Além da perda material, os refugiados enfrentam o esfacelamento emocional: deixam para trás a terra natal, suas tradições, sua rede de apoio, e com frequência, seus familiares. Carregam traumas que os acompanharão por toda a vida, cicatrizes de uma violência que lhes foi imposta sem escolha. Não são migrantes econômicos. São sobreviventes.
A origem da maior parte dos fluxos migratórios forçados contemporâneos está na conjugação entre regimes autoritários, instabilidade geopolítica e corrupção estrutural dos sistemas de poder. A guerra, nesse contexto, é quase sempre consequência da tentativa de manutenção do domínio de poucos sobre muitos. Os líderes decidem; os inocentes fogem, sofrem e morrem.
A ganância por recursos, por influência política e por controle territorial transforma populações civis em danos colaterais. Não há inocência nas guerras modernas. As bombas que caem sobre hospitais, escolas e bairros residenciais não são erros de cálculo: são estratégias de dominação, de desumanização.
O Brasil, historicamente um país de imigrantes e refúgio, vive o dilema da incoerência: embora tenha políticas públicas reconhecidas internacionalmente, como a Lei nº 9.474/1997, que define mecanismos para a concessão de refúgio, o sistema de acolhimento ainda é burocrático, precário e subfinanciado.

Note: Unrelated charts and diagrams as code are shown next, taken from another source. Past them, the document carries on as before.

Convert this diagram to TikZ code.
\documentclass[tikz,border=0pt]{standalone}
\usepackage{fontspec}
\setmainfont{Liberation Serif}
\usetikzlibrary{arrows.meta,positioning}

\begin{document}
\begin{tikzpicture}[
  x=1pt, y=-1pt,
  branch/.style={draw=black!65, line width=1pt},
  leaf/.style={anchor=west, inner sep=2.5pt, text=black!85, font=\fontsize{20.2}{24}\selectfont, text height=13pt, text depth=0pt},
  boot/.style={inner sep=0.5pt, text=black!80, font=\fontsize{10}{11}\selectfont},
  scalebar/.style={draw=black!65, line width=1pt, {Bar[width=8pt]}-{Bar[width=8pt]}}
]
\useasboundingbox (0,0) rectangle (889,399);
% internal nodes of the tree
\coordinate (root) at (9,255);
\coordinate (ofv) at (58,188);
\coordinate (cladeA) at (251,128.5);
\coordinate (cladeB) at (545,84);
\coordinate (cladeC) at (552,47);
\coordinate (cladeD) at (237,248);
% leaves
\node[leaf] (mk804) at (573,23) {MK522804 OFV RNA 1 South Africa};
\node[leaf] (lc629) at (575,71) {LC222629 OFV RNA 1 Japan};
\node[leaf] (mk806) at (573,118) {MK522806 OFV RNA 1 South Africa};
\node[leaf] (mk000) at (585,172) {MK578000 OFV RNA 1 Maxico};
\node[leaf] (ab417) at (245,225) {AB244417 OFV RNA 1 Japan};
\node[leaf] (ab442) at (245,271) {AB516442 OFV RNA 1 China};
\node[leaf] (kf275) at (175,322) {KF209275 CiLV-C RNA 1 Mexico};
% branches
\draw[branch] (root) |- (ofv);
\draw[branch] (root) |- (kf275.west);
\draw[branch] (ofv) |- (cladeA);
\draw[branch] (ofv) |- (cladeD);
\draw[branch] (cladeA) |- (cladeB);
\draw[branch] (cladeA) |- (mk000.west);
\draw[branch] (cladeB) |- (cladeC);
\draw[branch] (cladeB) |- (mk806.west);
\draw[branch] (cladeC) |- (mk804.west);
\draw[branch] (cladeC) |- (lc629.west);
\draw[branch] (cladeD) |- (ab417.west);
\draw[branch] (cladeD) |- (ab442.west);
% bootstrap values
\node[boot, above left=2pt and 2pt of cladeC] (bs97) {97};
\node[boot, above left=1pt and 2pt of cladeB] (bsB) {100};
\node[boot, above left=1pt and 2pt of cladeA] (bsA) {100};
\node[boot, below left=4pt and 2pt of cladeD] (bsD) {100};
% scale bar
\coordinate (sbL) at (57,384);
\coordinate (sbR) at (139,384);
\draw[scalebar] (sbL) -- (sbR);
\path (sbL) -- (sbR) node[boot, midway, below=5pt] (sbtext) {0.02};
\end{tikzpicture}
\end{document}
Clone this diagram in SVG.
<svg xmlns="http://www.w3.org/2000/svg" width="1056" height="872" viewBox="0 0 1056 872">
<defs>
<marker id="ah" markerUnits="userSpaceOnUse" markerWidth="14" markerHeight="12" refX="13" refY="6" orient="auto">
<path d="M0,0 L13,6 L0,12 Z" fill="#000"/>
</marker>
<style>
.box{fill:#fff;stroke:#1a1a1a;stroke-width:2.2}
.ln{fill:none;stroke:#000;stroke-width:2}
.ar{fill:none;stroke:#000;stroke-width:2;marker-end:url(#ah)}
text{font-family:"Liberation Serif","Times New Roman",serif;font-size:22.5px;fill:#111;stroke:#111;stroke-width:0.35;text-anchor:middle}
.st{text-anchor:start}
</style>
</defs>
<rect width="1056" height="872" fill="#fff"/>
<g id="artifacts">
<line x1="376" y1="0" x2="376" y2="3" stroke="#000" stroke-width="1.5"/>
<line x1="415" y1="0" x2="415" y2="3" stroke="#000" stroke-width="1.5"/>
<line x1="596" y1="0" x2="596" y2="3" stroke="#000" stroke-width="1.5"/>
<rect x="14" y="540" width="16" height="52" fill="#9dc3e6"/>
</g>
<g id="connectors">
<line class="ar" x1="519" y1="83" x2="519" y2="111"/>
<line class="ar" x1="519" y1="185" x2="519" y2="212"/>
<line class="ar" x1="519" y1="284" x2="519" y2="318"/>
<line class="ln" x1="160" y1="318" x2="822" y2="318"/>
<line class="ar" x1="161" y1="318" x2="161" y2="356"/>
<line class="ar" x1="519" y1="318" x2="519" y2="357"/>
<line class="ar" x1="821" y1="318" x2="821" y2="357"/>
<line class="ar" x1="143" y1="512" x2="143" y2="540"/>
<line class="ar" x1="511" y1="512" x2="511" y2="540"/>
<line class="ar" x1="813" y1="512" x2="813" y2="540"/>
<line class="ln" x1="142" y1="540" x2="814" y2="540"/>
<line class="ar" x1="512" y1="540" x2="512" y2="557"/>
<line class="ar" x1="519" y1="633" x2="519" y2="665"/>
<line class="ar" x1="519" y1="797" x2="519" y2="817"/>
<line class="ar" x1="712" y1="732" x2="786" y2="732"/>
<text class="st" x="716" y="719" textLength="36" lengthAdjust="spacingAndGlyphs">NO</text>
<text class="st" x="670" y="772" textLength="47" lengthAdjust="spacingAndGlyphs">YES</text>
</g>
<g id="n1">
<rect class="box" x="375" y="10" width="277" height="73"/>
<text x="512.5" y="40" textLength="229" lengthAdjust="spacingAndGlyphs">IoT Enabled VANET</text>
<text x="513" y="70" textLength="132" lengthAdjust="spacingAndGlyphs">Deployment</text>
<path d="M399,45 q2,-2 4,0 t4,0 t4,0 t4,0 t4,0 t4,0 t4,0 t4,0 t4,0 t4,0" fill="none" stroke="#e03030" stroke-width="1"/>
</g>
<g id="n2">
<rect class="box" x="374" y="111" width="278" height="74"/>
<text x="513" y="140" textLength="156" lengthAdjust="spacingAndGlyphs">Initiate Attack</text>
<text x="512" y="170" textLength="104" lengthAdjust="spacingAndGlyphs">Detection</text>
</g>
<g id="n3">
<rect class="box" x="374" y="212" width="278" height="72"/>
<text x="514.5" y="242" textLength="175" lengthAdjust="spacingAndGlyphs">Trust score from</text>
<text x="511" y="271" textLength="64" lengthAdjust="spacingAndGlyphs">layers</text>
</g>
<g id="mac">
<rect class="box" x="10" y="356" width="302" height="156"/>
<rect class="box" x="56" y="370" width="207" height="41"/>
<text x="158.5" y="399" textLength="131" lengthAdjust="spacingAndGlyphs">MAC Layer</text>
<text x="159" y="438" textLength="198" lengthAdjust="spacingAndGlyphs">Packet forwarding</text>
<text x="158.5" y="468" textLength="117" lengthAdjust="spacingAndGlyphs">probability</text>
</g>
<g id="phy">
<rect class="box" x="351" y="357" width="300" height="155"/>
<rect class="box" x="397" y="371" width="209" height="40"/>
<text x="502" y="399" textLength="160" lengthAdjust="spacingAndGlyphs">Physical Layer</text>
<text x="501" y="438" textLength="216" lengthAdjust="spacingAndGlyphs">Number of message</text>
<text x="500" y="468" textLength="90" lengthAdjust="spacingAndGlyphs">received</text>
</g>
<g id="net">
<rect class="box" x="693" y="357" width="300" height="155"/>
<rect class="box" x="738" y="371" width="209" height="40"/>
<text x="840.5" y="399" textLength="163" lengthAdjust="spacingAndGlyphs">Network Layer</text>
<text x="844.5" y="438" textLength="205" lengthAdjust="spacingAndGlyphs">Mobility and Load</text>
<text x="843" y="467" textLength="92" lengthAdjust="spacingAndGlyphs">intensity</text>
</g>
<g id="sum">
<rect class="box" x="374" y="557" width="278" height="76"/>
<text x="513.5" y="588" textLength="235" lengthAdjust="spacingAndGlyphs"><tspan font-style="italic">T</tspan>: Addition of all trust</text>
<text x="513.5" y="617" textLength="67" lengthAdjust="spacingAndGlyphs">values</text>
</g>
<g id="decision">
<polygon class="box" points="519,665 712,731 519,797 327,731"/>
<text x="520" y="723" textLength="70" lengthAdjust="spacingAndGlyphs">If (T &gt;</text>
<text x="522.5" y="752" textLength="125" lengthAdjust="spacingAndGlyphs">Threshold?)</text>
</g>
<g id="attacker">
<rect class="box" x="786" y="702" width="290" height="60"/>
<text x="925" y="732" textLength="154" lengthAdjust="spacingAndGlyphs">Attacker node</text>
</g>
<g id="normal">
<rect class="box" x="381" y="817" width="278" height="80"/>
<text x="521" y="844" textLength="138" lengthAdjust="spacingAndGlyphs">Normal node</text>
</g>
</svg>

Refugiados venezuelanos enfrentam discriminação e exploração no Norte do país; sírios e afegãos, embora em menor número, enfrentam o desafio da revalidação de diplomas e acesso ao mercado de trabalho. O acolhimento existe, mas o pertencimento pleno é uma ilusão distante.
No fim das contas, o refugiado é a prova viva de que falhamos como civilização. Cada criança síria sem escola, cada idoso ucraniano em um campo de deslocados, cada mulher afegã que foge da opressão é o espelho da nossa omissão.
O Dia Mundial do Refugiado deve ser menos sobre solidariedade retórica e mais sobre enfrentamento estrutural das causas que obrigam pessoas a deixarem suas casas. Significa reconhecer que enquanto houver guerra, perseguição e fome — frutos quase sempre da ganância política e da corrupção institucionalizada — haverá exilados da dignidade humana.
Mais que lembrar, é preciso agir. Garantir direitos. Humanizar fronteiras. E entender que ninguém deixa o próprio lar por vontade. Eles fogem porque a vida ficou impossível. E nós, que ficamos, temos o dever moral e civilizatório de não permitir que o sofrimento continue invisível.